¿Estamos diseñados para ser felices?


La respuesta es NO. La ley suprema del funcionamiento de nuestro cerebro es mantenernos vivos.
Y eso, en su esencia, implica lucha, dolor, angustia y sufrimiento.
Nuestro cerebro, producto de miles y miles de años de evolución biológica y construido a golpes de azar y determinantes ambientales, solo contiene un mandato máximo, el de la supervivencia.



Toda interacción nuestra con el mundo, toda lucha por la persecución de un objetivo conlleva placer o dolor y eso nos aleja de la felicidad. Y esto se debe a que todo cuanto vemos, tocamos, oímos u olemos o gustamos es filtrado, antes de alcanzar la conciencia y la construcción del pensamiento, por nuestro cerebro emocional, en donde a esa información sensorial se le da la impronta de bueno o malo, de placentero o doloroso. Y ese mecanismo es el centro y el origen de la infelicidad y el sufrimiento.

La felicidad no es más que una idea sin más existencia que la que puede tener un sueño. Una idea, sin embargo, que abarca toda la conducta humana desde los tiempos del pensamiento mágico y lo sobrenatural, hasta ahora mismo que estamos entrando más de lleno en el pensamiento que podríamos llamar crítico.
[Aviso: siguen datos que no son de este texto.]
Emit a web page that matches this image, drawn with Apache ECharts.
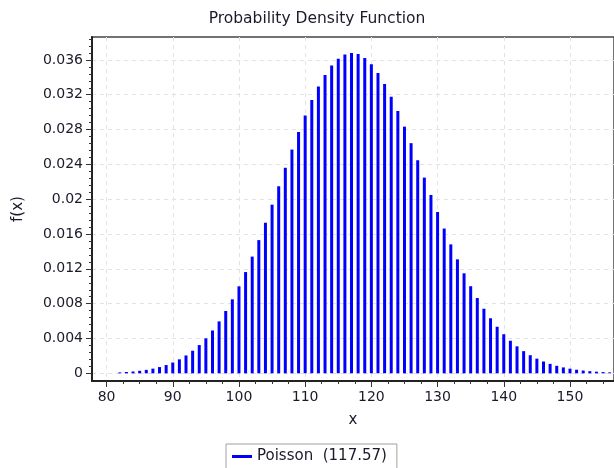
<!DOCTYPE html>
<html><head><meta charset="utf-8">
<script src="https://cdn.jsdelivr.net/npm/echarts@6/dist/echarts.min.js"></script>
<style>html,body{margin:0;padding:0;background:#fff}#c{width:614px;height:468px}</style>
</head><body><div id="c"></div>
<script>
const title = "Probability Density Function";
const seriesName = "Poisson  (117.57)";
const xValues = [82,83,84,85,86,87,88,89,90,91,92,93,94,95,96,97,98,99,100,101,102,103,104,105,106,107,108,109,110,111,112,113,114,115,116,117,118,119,120,121,122,123,124,125,126,127,128,129,130,131,132,133,134,135,136,137,138,139,140,141,142,143,144,145,146,147,148,149,150,151,152,153,154,155,156];
const yValues = [0.000107,0.000151,0.000211,0.000292,0.000399,0.000540,0.000721,0.000952,0.001244,0.001607,0.002054,0.002597,0.003248,0.004019,0.004922,0.005966,0.007157,0.008500,0.009993,0.011632,0.013407,0.015304,0.017301,0.019372,0.021486,0.023608,0.025700,0.027720,0.029628,0.031382,0.032943,0.034275,0.035348,0.036138,0.036627,0.036805,0.036671,0.036230,0.035497,0.034491,0.033239,0.031772,0.030124,0.028333,0.026437,0.024474,0.022480,0.020488,0.018529,0.016629,0.014811,0.013093,0.011488,0.010005,0.008649,0.007422,0.006323,0.005348,0.004491,0.003745,0.003101,0.002550,0.002082,0.001688,0.001359,0.001087,0.000864,0.000681,0.000534,0.000416,0.000322,0.000247,0.000189,0.000143,0.000108];
const xTicks = [80,90,100,110,120,130,140,150];
const xMinorTicks = [82.5,85,87.5,92.5,95,97.5,102.5,105,107.5,112.5,115,117.5,122.5,125,127.5,132.5,135,137.5,142.5,145,147.5,152.5,155];
const yTicks = [0,0.004,0.008,0.012,0.016,0.02,0.024,0.028,0.032,0.036];
const yMinorTicks = [0.0008,0.0016,0.0024,0.0032,0.0048,0.0056,0.0064,0.0072,0.0088,0.0096,0.0104,0.0112,0.0128,0.0136,0.0144,0.0152,0.0168,0.0176,0.0184,0.0192,0.0208,0.0216,0.0224,0.0232,0.0248,0.0256,0.0264,0.0272,0.0288,0.0296,0.0304,0.0312,0.0328,0.0336,0.0344,0.0352,0.0368,0.0376,0.0384];
const xMin = 77.8, xMax = 156.65, yMin = -0.00088, yMax = 0.03863;

const FONT = 'DejaVu Sans';
const TXT = '#1a1a2a';
const chart = echarts.init(document.getElementById('c'));
const data = xValues.map((x, i) => [x, yValues[i]]);
const commonX = {type: 'value', min: xMin, max: xMax, gridIndex: 0, position: 'bottom'};
const commonY = {type: 'value', min: yMin, max: yMax, gridIndex: 0, position: 'left'};
chart.setOption({
  animation: false,
  backgroundColor: '#fff',
  title: {text: title, left: 312, top: 6, textAlign: 'center',
    textStyle: {fontFamily: FONT, fontSize: 15.5, fontWeight: 'normal', color: TXT}},
  legend: {left: 226, top: 444, icon: 'rect', itemWidth: 20, itemHeight: 3,
    borderColor: '#a0a0a0', borderWidth: 1, padding: [5, 10, 12, 6], borderRadius: 0,
    textStyle: {fontFamily: FONT, fontSize: 15, color: TXT}, data: [seriesName]},
  grid: {left: 92, top: 37, right: -4, bottom: 87, show: true, borderColor: '#444', borderWidth: 1.5, containLabel: false},
  xAxis: [
    Object.assign({}, commonX, {
      name: 'x', nameLocation: 'middle', nameGap: 32,
      nameTextStyle: {fontFamily: FONT, fontSize: 15, color: TXT},
      axisLine: {show: true, onZero: false, lineStyle: {color: '#222', width: 2}},
      axisTick: {show: true, length: 6, customValues: xTicks, lineStyle: {color: '#333'}},
      axisLabel: {customValues: xTicks, margin: 9, fontFamily: FONT, fontSize: 14, color: TXT},
      splitLine: {show: true, lineStyle: {color: '#e2e2e2', type: [4, 4]}}
    }),
    Object.assign({}, commonX, {
      axisLine: {show: false, onZero: false},
      axisTick: {show: true, length: 3, customValues: xMinorTicks, lineStyle: {color: '#333'}},
      axisLabel: {show: false},
      splitLine: {show: false}
    })
  ],
  yAxis: [
    Object.assign({}, commonY, {
      name: 'f(x)', nameLocation: 'middle', nameGap: 66,
      nameTextStyle: {fontFamily: FONT, fontSize: 15, color: TXT},
      axisLine: {show: true, onZero: false, lineStyle: {color: '#222', width: 2}},
      axisTick: {show: true, length: 6, customValues: yTicks, lineStyle: {color: '#333'}},
      axisLabel: {customValues: yTicks, margin: 9, fontFamily: FONT, fontSize: 14, color: TXT},
      splitLine: {show: true, lineStyle: {color: '#e2e2e2', type: [4, 4]}}
    }),
    Object.assign({}, commonY, {
      axisLine: {show: false, onZero: false},
      axisTick: {show: true, length: 3, customValues: yMinorTicks, lineStyle: {color: '#333'}},
      axisLabel: {show: false},
      splitLine: {show: false}
    })
  ],
  series: [{
    name: seriesName, type: 'bar', xAxisIndex: 0, yAxisIndex: 0,
    data: data, barWidth: 3, itemStyle: {color: '#0000ff'}
  }]
});
</script></body></html>
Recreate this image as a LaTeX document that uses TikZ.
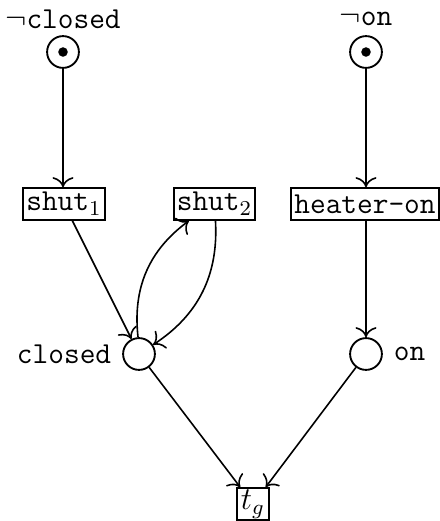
\documentclass[tikz,border=0pt]{standalone}
\usetikzlibrary{arrows.meta}
\begin{document}
\begin{tikzpicture}[x=0.3774pt,y=-0.3774pt,
  every node/.style={font=\fontsize{11.5}{13}\selectfont\ttfamily},
  place/.style={circle,draw,line width=0.7pt,minimum size=12pt,inner sep=0pt},
  trans/.style={rectangle,draw,line width=0.7pt,inner xsep=1.2pt,inner ysep=0pt,minimum height=12pt},
  token/.style={circle,fill,inner sep=0pt,minimum size=3.6pt},
  arc/.style={line width=0.6pt,-{To[scale=1.3]}},
  lbl/.style={inner sep=0.5pt}]
\useasboundingbox (0,0) rectangle (439,521);
\node[place] (nclosed) at (63,52) {};
\node[token] at (nclosed) {};
\node[place] (non) at (366,52) {};
\node[token] at (non) {};
\node[lbl] (lnclosed) at (63,19) {$\neg$closed};
\node[lbl] (lnon) at (366,19) {$\neg$on};
\node[trans] (shut1) at (64,204) {shut$_1$};
\node[trans] (shut2) at (214.5,204) {shut$_2$};
\node[trans] (heater) at (365,204) {heater-on};
\node[place] (closed) at (139,354) {};
\node[place] (on) at (366,354) {};
\node[lbl,anchor=east] (lclosed) at (113,354) {closed};
\node[lbl,anchor=west] (lon) at (392,354) {on};
\node[trans,minimum width=12pt] (tg) at (253,504) {\normalfont$t_g$};
\draw[arc] (nclosed) -- (shut1.north -| nclosed);
\draw[arc] (non) -- (heater.north -| non);
\draw[arc] (shut1) -- (closed);
\draw[arc] (closed) to[bend left=30] (shut2);
\draw[arc] (shut2) to[bend left=30] (closed);
\draw[arc] (heater.south -| on) -- (on);
\draw[arc] (closed) -- (tg);
\draw[arc] (on) -- (tg);
\end{tikzpicture}
\end{document}
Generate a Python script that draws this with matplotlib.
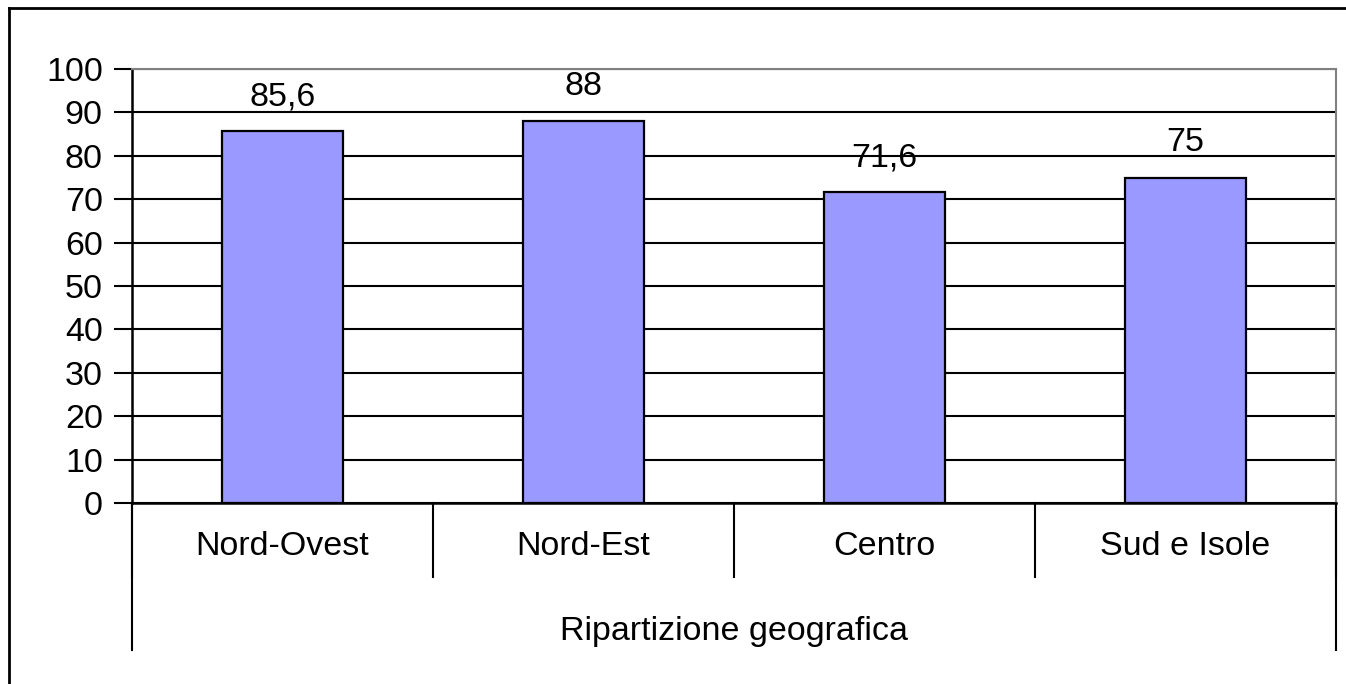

Una idea si se quiere, eso es cierto, universal, como bien pudiera pensarse que es la idea de Dios pues ambas vienen impregnadas de profundas emociones y sentimientos. Pero frente a la idea de Dios, que no es verdaderamente universal, sí lo es en cambio la idea de felicidad.
A la felicidad aspira todo el mundo, independientemente de raza, cultura, pensamiento, sociedad o lugar escondido del planeta. Todo el mundo, sin excepción alguna aspira, de un modo u otro, a huir del sufrimiento y abrazar la felicidad y construir su vida alrededor de esa idea. No es así para la idea de Dios en donde dos tercios de la humanidad, buscando y aspirando a ser verdadera y humanamente feliz, no aspira, ni tiene ninguna necesidad de un Dios que casi siempre instrumenta alguien o muchos para su propio beneficio. La felicidad es posiblemente la única idea, la única palabra, verdaderamente universal.

Es así que la felicidad se convierte en una búsqueda y un peregrinaje constante sin que nadie haya alcanzado a encontrar lo que buscaba. La felicidad de este modo, la felicidad humana, queda reducida a "momentos", a "parpadeos" de felicidad.
A un vuelo fugaz como aquellos que a veces se experimentan si te encuentras con casi todas las necesidades satisfechas, lejos del dolor, el miedo, las angustias y ambiciones y aún lejos de tu propio yo (centro de toda infelicidad) que por segundos puede quedar diluido en el entorno. Esos segundos sí serían segundos de felicidad.

La vida humana entonces, lucha, actividad, curiosidad, un hacer constante del mundo, lo que implica infelicidad. La infelicidad, así entendida, es intrínseca a la vida humana. La felicidad, por el contrario no lo es. Y es curioso el que la verdadera idea de felicidad, su consecución, reside precisamente en el sufrimiento.
El sufrimiento se convierte así en un motor, una catapulta, una energía que nos mueve para intentar alcanzar algún parpadeo de felicidad. Una aspiración humana a la que solo aquellos que se bastan a sí mismo son capaces de aproximarse más largamente. Una aspiración a la que debe aplicarse una regla de oro que es aquella de no pretender conseguir nunca felicidad, si esta es a costa de la felicidad de los demás. Y una paradoja añadida. Esos parpadeos de felicidad que llega a disfrutar el hombre de hoy, y no un esclavo en otros tiempos, se deben precisamente al esfuerzo de hombres infelices, inquietos, con desazón y lucha constante por cambiar el mundo.